Oh and by the way... DO NOT FORGET TO COMMIT your work! Commit like its 1979! If you don't you may lose all your work inserting data.

Sql Developer Commit

Next we create a view that includes store_id and store_name.

CREATE OR REPLACE VIEW "CUSTOMER_ORDER_PRODUCTS_BY_STORE" (
    "ORDER_ID", 
    "CUSTOMER_ID", 
    "EMAIL_ADDRESS", 
    "FULL_NAME", 
    "STORE_ID", 
    "STORE_NAME", 
    "ITEMS",
    "ORDER_DATETIME", 
    "ORDER_STATUS", 
    "ORDER_TOTAL") AS 
select c.order_id, 
    c.customer_id, 
    c.email_address, 
    c.full_name, 
    s.store_id, 
    s.store_name, 
    c.items, 
    c.order_datetime, 
    c.order_status, 
    c.order_total 
from customer_order_products c,
    stores s,
    orders o
where c.order_id = o.order_id
and o.store_id = s.store_id

Notice that this view selects from the customer_order_products view. If you really really care about performance in production you might consider creating materialized views. For this example it all works just fine as is for me. My rule of thumb as a developer is get it done quickly and iterate, let the DBA schedule an unpleasant meeting with me later. Developers with this philosophy insure the need for your company to hire a really good Oracle DBA. But then again these days most developers don't write SQL.

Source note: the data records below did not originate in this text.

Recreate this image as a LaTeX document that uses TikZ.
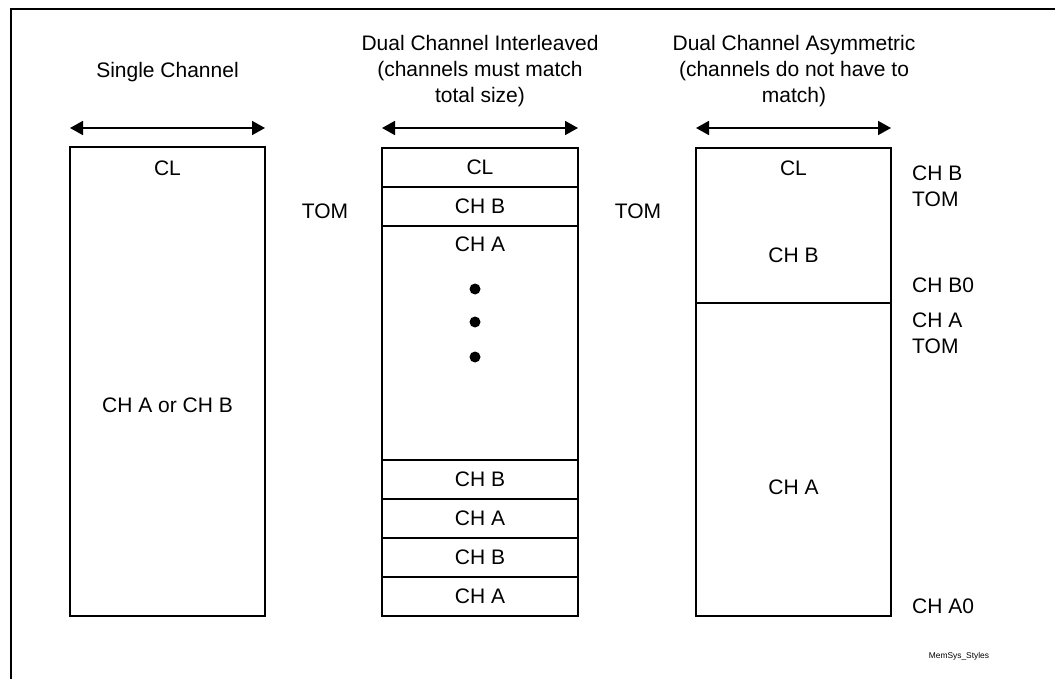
\documentclass[tikz,border=0pt]{standalone}
\usepackage{fontspec}
\setmainfont{Liberation Sans}
\usetikzlibrary{arrows.meta,positioning}

\begin{document}
\begin{tikzpicture}[x=1pt,y=-1pt,
  lbl/.style={inner sep=0pt,font=\fontsize{21}{26}\selectfont},
  blk/.style={draw,line width=1.4pt,inner sep=0pt,outer sep=0pt,anchor=north west,font=\fontsize{21}{26}\selectfont},
  slot/.style={blk,minimum width=196pt,minimum height=39pt},
  span/.style={line width=1.8pt,{Triangle[length=13pt,width=14pt]}-{Triangle[length=13pt,width=14pt]}},
  dot/.style={circle,fill=black,inner sep=0pt,minimum size=11pt}]
\useasboundingbox (0,0) rectangle (1055,679);
\draw [line width=2.2pt] (11,679)--(11,9)--(1055,9);

% single channel
\node [lbl,anchor=north] (t-single) at (167.5,62) {Single Channel};
\node [blk,minimum width=195pt,minimum height=469pt] (single) at (70,147) {};
\draw [span] ([yshift=19pt]single.north west)--([yshift=19pt]single.north east);
\node [lbl] (single-cl) at (167.5,168) {CL};
\node [lbl] (single-ab) at (167.5,405) {CH A or CH B};
\node [lbl] (tom1) at (325,211) {TOM};

% dual channel interleaved
\node [lbl,anchor=north,align=center] (t-inter) at (480,35) {Dual Channel Interleaved\\(channels must match\\total size)};
\node [slot] (il-cl) at (382,148) {CL};
\node [slot,below=0pt of il-cl] (il-b1) {CH B};
\node [slot,minimum height=234pt,below=0pt of il-b1] (il-a1) {};
\node [lbl,below=11pt of il-a1.north] (il-a1-txt) {CH A};
\foreach \y [count=\i] in {289,322,357}
  \node [dot] (il-dot\i) at (475,\y) {};
\node [slot,below=0pt of il-a1] (il-b2) {CH B};
\node [slot,below=0pt of il-b2] (il-a2) {CH A};
\node [slot,below=0pt of il-a2] (il-b3) {CH B};
\node [slot,below=0pt of il-b3] (il-a3) {CH A};
\draw [span] ([yshift=20pt]il-cl.north west)--([yshift=20pt]il-cl.north east);
\node [lbl] (tom2) at (638,211) {TOM};

% dual channel asymmetric
\node [lbl,anchor=north,align=center] (t-asym) at (794,35) {Dual Channel Asymmetric\\(channels do not have to\\match)};
\node [blk,minimum width=195pt,minimum height=155pt] (as-b) at (696,148) {};
\node [blk,minimum width=195pt,minimum height=313pt,below=0pt of as-b] (as-a) {};
\draw [span] ([yshift=20pt]as-b.north west)--([yshift=20pt]as-b.north east);
\node [lbl] (as-cl) at (793.5,168) {CL};
\node [lbl] (as-b-txt) at (793.5,255) {CH B};
\node [lbl] (as-a-txt) at (793.5,487) {CH A};

\node [lbl,anchor=west,align=left] (chb-tom) at (912,186.5) {CH B\\TOM};
\node [lbl,anchor=west] (chb0) at (912,285) {CH B0};
\node [lbl,anchor=west,align=left] (cha-tom) at (912,333) {CH A\\TOM};
\node [lbl,anchor=west] (cha0) at (912,606) {CH A0};

\node [inner sep=0pt,font=\fontsize{8.4}{10}\selectfont] (tag) at (959,656) {MemSys\_Styles};
\end{tikzpicture}
\end{document}
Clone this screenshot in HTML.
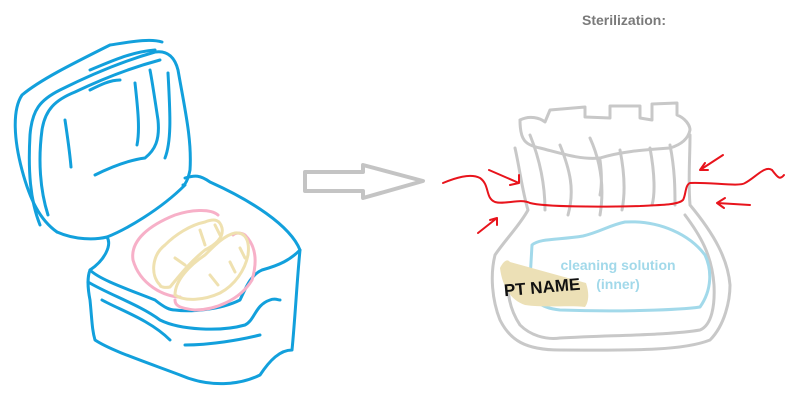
<!DOCTYPE html>
<html><head><meta charset="utf-8"><style>
html,body{margin:0;padding:0;background:#fff;}
svg{display:block;}
text{font-family:"Liberation Sans",sans-serif;font-weight:bold;}
</style></head><body>
<svg width="795" height="407" viewBox="0 0 795 407" xmlns="http://www.w3.org/2000/svg" fill="none" stroke-linecap="round" stroke-linejoin="round">
<g stroke="#12a0dc" stroke-width="3">
<path d="M57,232 C40,220 30,200 22,170 C14,140 12,110 22,95 C40,80 70,65 110,45 C130,42 150,38 162,42"/>
<path d="M40,225 C30,200 28,170 30,135 C32,110 40,100 60,90 C90,75 120,62 155,52 C168,50 175,58 178,70 C185,110 192,140 190,170 C188,180 185,185 183,185"/>
<path d="M48,215 C40,190 38,160 42,130 C45,110 55,100 75,92 C100,80 130,68 160,60"/>
<path d="M57,232 C75,240 95,240 107,237 C125,230 160,210 185,185"/>
<path d="M90,70 C110,62 130,52 155,50"/>
<path d="M65,120 C68,140 70,155 71,167"/>
<path d="M95,175 C115,165 130,160 145,158 C155,150 160,140 158,120 C155,100 152,80 150,70"/>
<path d="M168,73 C170,110 172,140 165,158"/>
<path d="M90,90 C100,85 110,80 120,80"/>
<path d="M135,83 C138,110 140,130 137,145"/>
<path d="M107,237 C112,245 105,260 90,270 C88,275 87,285 90,300 C92,320 92,330 95,340 C110,350 140,360 180,375 C210,388 240,385 260,375 C270,360 280,350 292,350 C295,320 297,280 300,250 C290,225 250,200 210,182 C200,175 195,175 185,178"/>
<path d="M90,270 C100,280 130,290 155,300 C165,308 170,310 175,310 C190,312 220,310 240,300 C245,290 250,275 262,270 C280,265 290,260 300,250"/>
<path d="M88,282 C110,295 140,305 160,320 C180,330 220,332 245,325 C255,320 255,305 270,300 C275,298 278,300 280,300"/>
<path d="M102,300 C120,310 150,320 170,340"/>
<path d="M185,345 C210,345 240,340 260,335"/>
</g>
<g stroke="#f7b0c8" stroke-width="3">
<path d="M180,297 C165,297 140,285 133,260 C130,240 150,225 175,215 C190,210 210,208 218,215"/>
<path d="M175,300 C175,305 178,308 195,310 C215,310 240,300 252,280 C258,260 255,245 245,235 C240,232 235,233 233,235"/>
</g>
<g stroke="#efe1b0" stroke-width="3">
<path d="M160,285 C150,275 152,255 165,245 C175,235 190,225 205,222 C215,218 220,220 222,228 C224,238 215,245 205,250 C190,262 180,275 170,287 C165,288 160,287 160,285"/>
<path d="M175,295 C175,280 190,265 205,255 C215,245 225,235 235,233 C245,232 250,240 248,255 C245,270 235,285 220,293 C205,300 185,302 175,295"/>
<path d="M175,258 L185,265 M200,230 L205,245 M215,225 L220,235 M210,275 L218,285 M230,262 L235,272 M240,248 L245,258"/>
</g>
<path d="M305,172 L363,172 L363,165 L423,181 L363,198 L363,191 L305,191 Z" stroke="#c4c4c4" stroke-width="4"/>
<text x="582" y="25" font-size="14" fill="#7a7a7a">Sterilization:</text>
<g stroke="#c8c8c8" stroke-width="3">
<path d="M520,120 C530,115 540,118 545,122 L550,110 L585,107 L585,117 L610,118 L610,106 L640,106 L640,118 L652,120 L652,104 L677,103 L677,115 C685,118 690,125 690,130 C688,140 680,145 670,148 C640,150 620,152 600,158 C580,160 560,153 540,148 C525,145 520,140 520,120"/>
<path d="M515,148 C520,170 522,190 528,210 C520,225 505,240 495,255 C490,275 492,300 500,320 C510,340 525,350 560,350 C620,350 680,352 710,340 C725,325 730,300 730,285 C728,260 715,235 690,205 C688,180 690,160 690,135"/>
<path d="M510,270 C505,290 510,310 520,325 C530,335 545,340 560,338 C620,335 670,335 700,330 C712,325 715,305 714,285 C712,255 700,235 685,215"/>
<path d="M530,135 C540,160 545,185 545,210 M560,145 C570,170 575,190 568,215 M590,138 C600,160 605,185 600,215 M620,150 C625,175 625,195 622,210 M650,148 C655,175 655,195 652,205 M670,145 C675,170 675,190 675,205 M600,160 C602,175 602,185 600,195"/>
</g>
<path d="M532,245 C540,238 560,240 583,236 C600,232 610,225 625,222 C660,220 690,235 705,255 C712,270 712,290 700,307 C680,310 620,312 560,310 C540,308 530,300 530,280 Z" stroke="#a2d9ea" stroke-width="3"/>
<path d="M500,268 C503,262 507,258 510,262 L586,283 C590,295 588,303 585,307 C570,305 545,308 525,305 C510,300 502,285 500,268 Z" fill="#ece0b6" stroke="none"/>
<text x="618" y="270" font-size="14" fill="#a2d9ea" text-anchor="middle">cleaning solution</text>
<text x="618" y="289" font-size="14" fill="#a2d9ea" text-anchor="middle">(inner)</text>
<text x="504" y="294" font-size="17" fill="#111" transform="rotate(-5 530 290)">PT NAME</text>
<g stroke="#e8141c" stroke-width="2">
<path d="M443,183 C455,178 470,173 480,178 C490,185 485,198 495,202 C505,205 520,198 530,203 C545,207 600,207 640,206 C660,205 678,205 683,200 C686,195 685,185 690,183 C710,182 740,187 745,183 C755,178 765,165 772,170 C778,178 780,180 784,175"/>
<path d="M489,170 L519,183 M519,183 L519,175 M519,183 L510,185"/>
<path d="M478,233 L497,218 M497,218 L497,225 M497,218 L490,220"/>
<path d="M723,155 L700,170 M700,170 L705,163 M700,170 L708,170"/>
<path d="M750,205 L717,203 M717,203 L725,198 M717,203 L724,208"/>
</g>
</svg>
</body></html>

** Also note there is a hidden "gotcha" when using views that we will show in a future section. Numeric data types will have issues because of this view and certain settings not set correctly in the connector. This is a common mistake that just about everyone makes, so I am walking us through how to fix it in this workshop. **

Congratulations we are all done setting up our Oracle environment! You can confirm the succesful install by running the following sql in SQL Developer:

select * from CUSTOMER_ORDER_PRODUCTS_BY_STORE

If you dont see data check each one of your tables to see if they have data. Most likely you skipped a step. The hardest part of the lab and most of the work is now behind us!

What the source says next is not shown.